Outro dia, Ricardo resolveu ir à livraria comprar um volume da Obra de Clarice Lispector “Laços de Família”. Comprou, saiu estonteante como toda pessoa que lê Clarice. Na realidade nosso personagem estava procurando um conto contido no livro e chamado – “A imitação da rosa”.
Diga-se de passagem, que habitualmente não é uma tarefa fácil ler Clarice.
Há os que vão consumir leituras e livros e quebram a cara. A nossa querida e inesquecível autora não é fácil de ler, quanto mais de se consumir. Clarice é profunda, inquietante, angustiada, leve, intrigante e tem uma escrita que sempre se volta para o cotidiano da vida. Também existem aqueles que querem conhecer, os curiosos pela alma humana. Aí se deleitam, esquecem o que reside ao seu redor e mergulham em questões existenciais alegres e tristes.
Clarice percorre as veias e artérias da nossa personalidade sem pestanejar, ou seja, sem se preocupar se o leitor vai ou não acompanhá-la. Se acompanhar, a leitura se transforma numa experiência emocional capaz de cutucar nossas vísceras, e como dizia um amigo: “Quem ler Clarice, no mínimo, sofre um pouco de labirintite”.

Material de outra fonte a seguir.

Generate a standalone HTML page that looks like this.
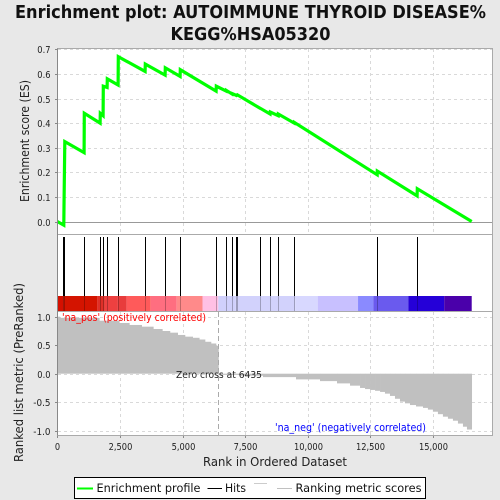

Pois bem, Ricardo comprou o livro, desceu a escada rolante e sentiu vontade de tomar um sorvete de creme com cobertura de frutas cítricas. Saboreando seu objeto de prazer, folheando o livro, olhando as pessoas no vai e vem de um shopping, teve uma ideia paradoxal: paguei R$ 6.30 por esse sorvete e R$27.00 pelo livro de Clarice! Quase cinco sorvetes por um livro, algo está errado, pensou.
O creme se esvai ligeiramente, é claro, um prazer transitório, efêmero e por demais caro. Uma bola ou cinco bolas equivalem ao preço de um livro, um livro. Um livro, como diz a apresentadora Lúcia Helena: “Uma escritora decidida a desvendar as profundezas da alma. Essa é Clarice Lispector, que escolheu a literatura como bússola em busca pela essência humana”. Algo está paradoxal. Não que eu seja nada contra o prazer de degustar um simples sorvete, mas por cinco bolas do sorvete eu compro a riqueza de reflexões sobre a mente humana, sobre o viver e capacidade de uma pessoa me oferecer insights preciosos sobre a vida, sobre a minha vida. Isso eu levarei por toda a minha própria existência!
O sorvete é um bem material, um objeto que produz um prazer físico e que se derrama do meu ser sem deixar rastros. Reflito agora acerca do consumismo, da sociedade pós-moderna orientada por uma tecnologia e uma politica direcionada ao Ter e não ao Ser. Penso na educação no nosso país do futebol, educação voltada para adquirir bens de consumo, riqueza material. Não se educa para pensar na existência; em melhorar as relações sociais; proporcionar politização dos jovens; redistribuir a riqueza e reduzir as diferenças entre dominados e dominadores; conscientizar para escolher políticos éticos e comprometidos com as questões sociais. O paradoxo é um sorvete ser quase o valor de um livro!
Ricardo se deprime. Depressão ante a percepção das contradições da vida atual. Com outras bolas de sorvete de creme com cobertura de frutas cítricas compraria “Infância” de Graciliano Ramos e com isso, adentraria no sofrimento de uma sociedade, ainda escravista, exploradora do dinheiro dos nossos impostos para uso próprio.
Hoje, inclusive, nossos jovens, mesmo nas escolas, não leem “Infância” no original, e sim uma adaptação de certos “escritores” pagos pelo Governo, adulterando os nossos clássicos como Machado de Assis, o próprio Graciliano, José de Alencar, Euclides da Cunha e tantos outros. Alegam que, como as palavras são difíceis e dão trabalho de pesquisar nos dicionários, eles simplificam. Meu Deus do céu, que cultura está se dando? A cultura vazia de significados humanísticos e existências. A cultura da preparação para um mercado de trabalho com fins consumistas e alienadores.
Ricardo não terminou o sorvete! Agarrou-se angustiado ao livro de Clarice e saiu seguro de que, aquela obra é transformadora em sua personalidade, e que, com 10 bolas de sorvete você poderia comprar até um livro de poemas de Carlos Drummond.